Charts and diagrams as code:
-*-*-

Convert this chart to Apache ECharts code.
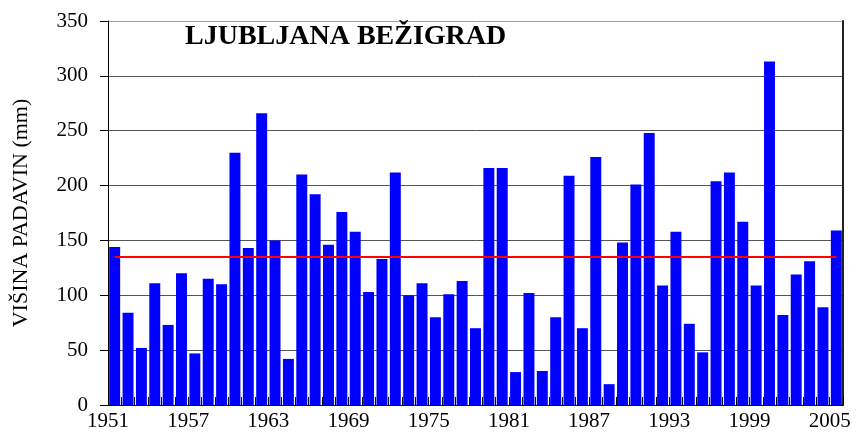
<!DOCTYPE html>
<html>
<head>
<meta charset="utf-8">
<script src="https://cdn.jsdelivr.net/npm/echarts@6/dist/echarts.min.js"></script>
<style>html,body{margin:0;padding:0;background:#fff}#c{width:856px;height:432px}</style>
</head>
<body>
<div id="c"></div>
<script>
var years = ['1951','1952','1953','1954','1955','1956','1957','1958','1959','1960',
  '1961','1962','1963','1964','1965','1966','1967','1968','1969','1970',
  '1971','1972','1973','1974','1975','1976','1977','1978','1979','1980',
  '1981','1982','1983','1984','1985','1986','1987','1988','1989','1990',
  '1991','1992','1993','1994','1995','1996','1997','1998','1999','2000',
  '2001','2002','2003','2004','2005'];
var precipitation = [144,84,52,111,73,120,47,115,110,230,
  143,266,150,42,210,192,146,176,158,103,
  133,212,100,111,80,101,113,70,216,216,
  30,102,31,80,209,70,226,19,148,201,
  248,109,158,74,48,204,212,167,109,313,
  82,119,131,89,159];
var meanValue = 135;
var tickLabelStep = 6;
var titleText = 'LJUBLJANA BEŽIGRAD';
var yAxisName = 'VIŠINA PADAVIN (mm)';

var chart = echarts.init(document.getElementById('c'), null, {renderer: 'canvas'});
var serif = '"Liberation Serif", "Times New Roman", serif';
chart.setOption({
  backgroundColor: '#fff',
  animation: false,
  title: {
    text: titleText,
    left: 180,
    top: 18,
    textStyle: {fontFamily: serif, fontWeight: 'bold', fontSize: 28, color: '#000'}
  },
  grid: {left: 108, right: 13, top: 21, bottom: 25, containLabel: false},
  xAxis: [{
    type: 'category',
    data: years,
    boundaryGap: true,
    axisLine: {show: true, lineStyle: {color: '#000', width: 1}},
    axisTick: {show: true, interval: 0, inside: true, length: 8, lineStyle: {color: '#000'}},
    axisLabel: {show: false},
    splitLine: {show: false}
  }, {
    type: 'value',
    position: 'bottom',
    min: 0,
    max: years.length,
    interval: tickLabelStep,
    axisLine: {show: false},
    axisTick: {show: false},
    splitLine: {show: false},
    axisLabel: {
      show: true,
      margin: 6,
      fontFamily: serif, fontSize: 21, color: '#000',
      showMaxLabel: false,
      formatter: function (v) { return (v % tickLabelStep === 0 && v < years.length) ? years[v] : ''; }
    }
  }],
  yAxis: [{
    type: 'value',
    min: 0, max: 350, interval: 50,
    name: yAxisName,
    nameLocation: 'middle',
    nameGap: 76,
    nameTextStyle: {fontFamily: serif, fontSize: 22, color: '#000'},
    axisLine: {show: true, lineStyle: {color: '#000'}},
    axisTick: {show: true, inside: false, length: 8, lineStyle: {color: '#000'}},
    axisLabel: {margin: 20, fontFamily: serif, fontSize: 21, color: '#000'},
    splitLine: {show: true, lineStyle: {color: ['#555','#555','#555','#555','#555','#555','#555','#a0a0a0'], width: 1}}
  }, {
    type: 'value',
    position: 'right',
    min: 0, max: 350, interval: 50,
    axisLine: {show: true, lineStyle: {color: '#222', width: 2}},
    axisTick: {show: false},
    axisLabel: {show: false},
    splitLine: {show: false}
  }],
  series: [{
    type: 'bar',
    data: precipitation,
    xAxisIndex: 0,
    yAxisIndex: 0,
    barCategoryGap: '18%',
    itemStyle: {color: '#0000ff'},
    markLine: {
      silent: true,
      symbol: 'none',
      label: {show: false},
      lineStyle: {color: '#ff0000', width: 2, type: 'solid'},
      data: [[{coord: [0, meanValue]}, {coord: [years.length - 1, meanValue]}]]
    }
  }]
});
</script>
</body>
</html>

-*-*-

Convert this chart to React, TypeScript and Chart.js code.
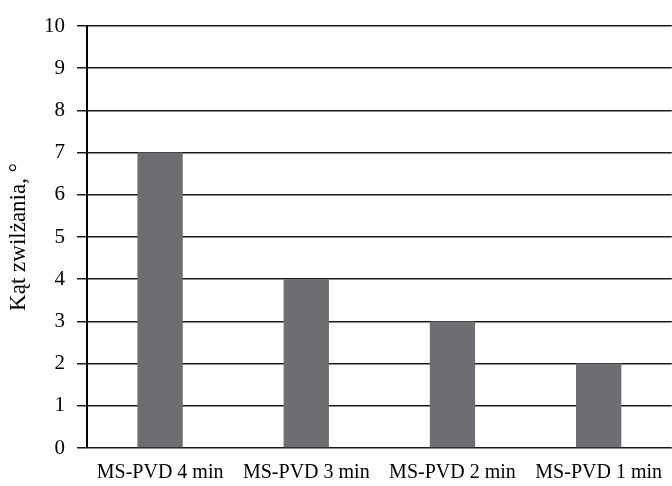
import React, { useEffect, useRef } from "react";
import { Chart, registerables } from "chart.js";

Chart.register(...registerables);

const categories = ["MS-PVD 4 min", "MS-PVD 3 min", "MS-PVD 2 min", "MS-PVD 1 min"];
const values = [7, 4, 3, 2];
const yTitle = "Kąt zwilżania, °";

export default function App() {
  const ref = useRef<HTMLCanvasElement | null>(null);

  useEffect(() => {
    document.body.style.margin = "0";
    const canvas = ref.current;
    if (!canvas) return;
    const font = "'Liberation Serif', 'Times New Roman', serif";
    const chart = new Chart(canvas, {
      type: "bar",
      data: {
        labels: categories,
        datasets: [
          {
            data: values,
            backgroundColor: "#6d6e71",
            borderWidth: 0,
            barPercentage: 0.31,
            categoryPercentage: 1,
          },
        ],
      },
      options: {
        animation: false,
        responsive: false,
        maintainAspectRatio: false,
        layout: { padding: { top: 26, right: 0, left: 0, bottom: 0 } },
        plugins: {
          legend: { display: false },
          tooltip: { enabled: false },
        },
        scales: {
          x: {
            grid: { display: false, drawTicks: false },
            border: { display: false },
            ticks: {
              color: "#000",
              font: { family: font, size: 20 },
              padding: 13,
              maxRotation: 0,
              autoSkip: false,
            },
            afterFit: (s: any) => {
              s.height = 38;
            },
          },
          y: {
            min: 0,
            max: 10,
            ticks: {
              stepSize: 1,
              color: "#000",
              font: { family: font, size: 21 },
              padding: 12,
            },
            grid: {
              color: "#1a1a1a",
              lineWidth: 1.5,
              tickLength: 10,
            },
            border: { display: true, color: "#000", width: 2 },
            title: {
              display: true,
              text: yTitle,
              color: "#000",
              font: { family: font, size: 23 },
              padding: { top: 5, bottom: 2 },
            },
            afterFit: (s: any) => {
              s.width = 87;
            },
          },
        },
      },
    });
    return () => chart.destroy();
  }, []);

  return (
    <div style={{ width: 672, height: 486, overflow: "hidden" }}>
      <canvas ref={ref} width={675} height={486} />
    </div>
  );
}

-*-*-

EXERCISE DETAILS: What's needed is an exact copy of the lines above from the one with "Convert this chart to Apache ECharts code." through the one with "var yAxisName = 'VIŠINA PADAVIN (mm)';", both included; the pictures stay out.

TASK SOLUTION:
Convert this chart to Apache ECharts code.
<!DOCTYPE html>
<html>
<head>
<meta charset="utf-8">
<script src="https://cdn.jsdelivr.net/npm/echarts@6/dist/echarts.min.js"></script>
<style>html,body{margin:0;padding:0;background:#fff}#c{width:856px;height:432px}</style>
</head>
<body>
<div id="c"></div>
<script>
var years = ['1951','1952','1953','1954','1955','1956','1957','1958','1959','1960',
  '1961','1962','1963','1964','1965','1966','1967','1968','1969','1970',
  '1971','1972','1973','1974','1975','1976','1977','1978','1979','1980',
  '1981','1982','1983','1984','1985','1986','1987','1988','1989','1990',
  '1991','1992','1993','1994','1995','1996','1997','1998','1999','2000',
  '2001','2002','2003','2004','2005'];
var precipitation = [144,84,52,111,73,120,47,115,110,230,
  143,266,150,42,210,192,146,176,158,103,
  133,212,100,111,80,101,113,70,216,216,
  30,102,31,80,209,70,226,19,148,201,
  248,109,158,74,48,204,212,167,109,313,
  82,119,131,89,159];
var meanValue = 135;
var tickLabelStep = 6;
var titleText = 'LJUBLJANA BEŽIGRAD';
var yAxisName = 'VIŠINA PADAVIN (mm)';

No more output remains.